About Snaked
Snaked (snake editor) is light and minimalist editor inspired by
Scribes, indented mostly for python developers, but other users may find it
useful too.
Motivation
Why I start this project? I was need a good python editor for a long time, tried
many IDEs but nothing fits my requests: fast, quick project navigation, flexible
code assist tuning, easy to extend.
- PyDev. Almost ideal solution. But very hard to extend.
- Netbeans. It’s only a toy. Poor editing capabilities. Very poor auto
completion.
- PyCharm. Only one project for instance. I too often edit modules from
several projects simultaneously.
- Vim + ropevim. May be this is funny, but it is very slow, especially on my
netbook with syntax highlight and bracket matching enabled. Also hard to
extend. However, I love vim, really, it’s editing experience is cool and I use
it for all my non coding tasks.
- Emacs + ropemacs. It is new environment completely. Too much time to learn.

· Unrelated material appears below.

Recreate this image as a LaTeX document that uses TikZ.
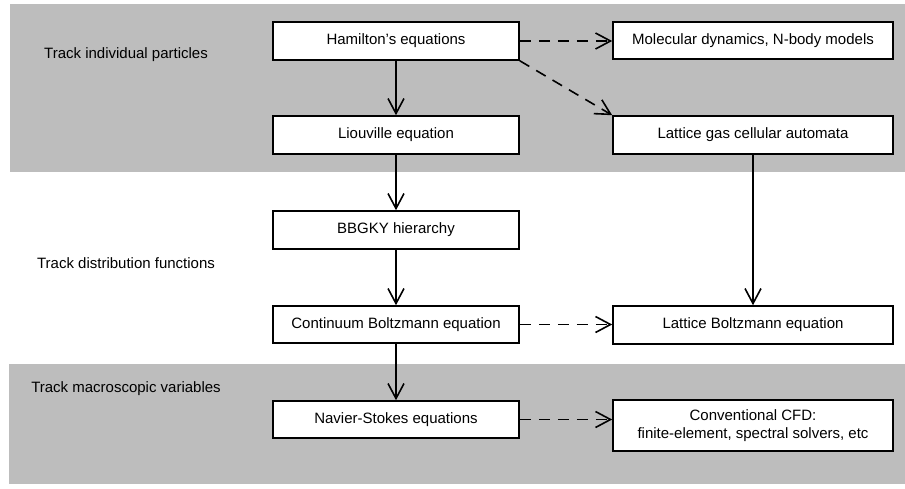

- WingIDE. Auto complete is very good. Other features are terribly
implemented.
Some words about Scribes. This editor impress me. It shows how one have to
design editors (from UI point). Moreover, I started to develop plugins for my
needs. For extending I could use my existing PyGtk experience. It seemed dream
come true, but few reasons force me to start hack Snaked.
- Scribes internal architecture. Many little classes with spread out behavior
responsibility. Message passing based on GObject signals leads to very long
path to investigate how some features are implemented.
- Overall code style. Ignoring PEP8. Groundless using of private attributes. A
little whitespace in code. Scribes sources are hard to read. Pointless gtk
main loop invocation. Manual object destruction. Too much boilerplate code,
tons of copypasting.
- Strange author’s opinion about plugins and it’s dependencies distribution.
And after some thoughts about estimated lines count in own light gtksourceview
wrapper, I decide to write Snaked.
Goals
- As little code base as possible. GtkSourceView gives enough features. Editor
core should only implement editor and project abstractions, provide
plugin system and preferences dialogs for editor settings, shortcut
configuration and for choosing active plugins from available extensions.
- Clean and maintainable code design.
- Tabs! I’m using awesome tiling wm, so Scribes lacking of tabs is not a problem
for me. But many users complain about it.
- Speed. All development will be made on Atom Netbook. Scribes is too slow on
this hardware.
- Memory footprint. Scribes internals is too complicated to trace all object
references and editor leaks like bloody shit. Weakrefs will save the world.
- Flexible plugin system based on standard python packaging practices.
What does minimalist mean?
First of all it is an absence of user interface noise. During file edit you only
need to see text view. Toolbar, menubar, statusbar or project browser are
useless. Hence main Snaked principle – you see what you need to see.
In the second you do not need a feature which provided by other tool. For
example project browser (to look at project structure or to do file operations)
will never be implemented, because File Managers are intended for such tasks.
And third minor claim: there are no any widgets designed for controlling with
mouse. For example tab close buttons, toolbars and so on.
However, minimalist doesn’t mean feature poor. I have a bunch of ideas
increasing developer productivity which are waiting to be implemented. If you
also have suggestions I’ll listen them with pleasure.